The Alps, together with the Northern Apennines and the Northern Dinarides, represent one of the most complex and best-studied examples of continental collision in the world. Over the years, several active and passive seismic experiments have been deployed in the Alpine region. More recently, the installation of large and dense seismic arrays, such as AlpArray and AdriaArray, has provided unprecedented spatial coverage, enabling the development of increasingly detailed seismic velocity models. However, most existing regional models of the Alps primarily rely on isotropic seismic velocities. Radially anisotropic models, which map the parameter ξ = Vsh²/Vsv², provide complementary information by revealing the preferential orientation of anisotropic minerals and structural fabrics produced by past and ongoing tectonic processes.

In this study, we combine ambient noise and earthquake surface-wave data from more than 3,300 permanent and temporary broadband seismic stations to construct a high-resolution Alpine Radial Anisotropy model (AlpRA25) of the crust and upper mantle. Ambient noise data collected between 2017 and 2019 from approximately 700 seismic stations were used to calculate ~46,000 Rayleigh- and ~40,000 Love-wave dispersion curves. These were merged with ~295,000 Rayleigh- and ~200,000 Love-wave dispersion curves obtained from about 6,000 earthquakes recorded at approximately 3,300 broadband seismic stations between 1990 and 2022, resulting in a total of ~295,000 Rayleigh and ~240,000 Love dispersion curves spanning periods from 3 to 250 s.

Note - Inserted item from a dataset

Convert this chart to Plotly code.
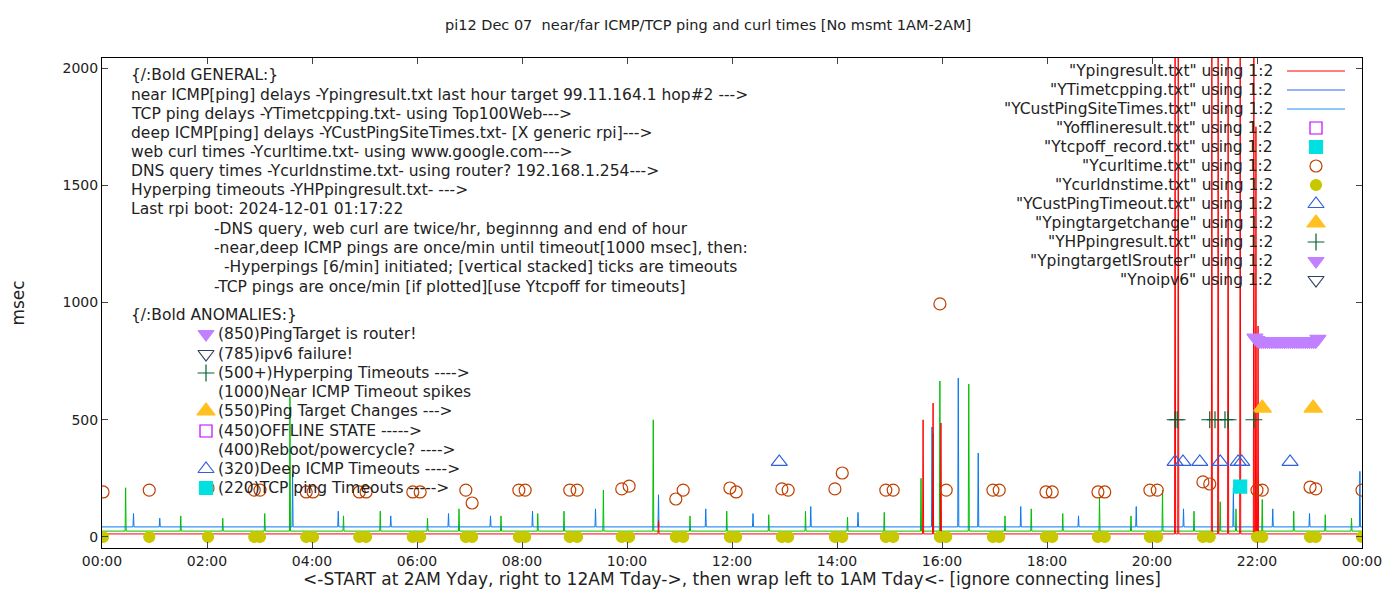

These data were inverted for phase-velocity maps using a least-squares algorithm with an average knot spacing of 30 km. An a posteriori outlier analysis discarded 15% of the interstation measurements with the highest residuals, after which the model was recomputed. Local dispersion curves were then extracted at each grid node and evaluated for their frequency-dependent roughness. The Rayleigh and Love local dispersion curves were jointly inverted for 1-D shear-wave velocity structure using a particle swarm optimization algorithm, yielding vertical and horizontal shear-wave velocities (Vsv and Vsh, respectively). The final AlpRA25 model is a high-resolution 3-D model of Vsv, Vsh, and ξ from 5 to 250 km depth, covering the Alps, the Northern Apennines, the Northern Dinarides, and the adjacent foreland and back-arc basins. AlpRA25 provides new constraints on the lithospheric architecture and deformation of the Alpine region, highlighting the role of radial anisotropy in imaging tectonic processes from the crust to the upper mantle.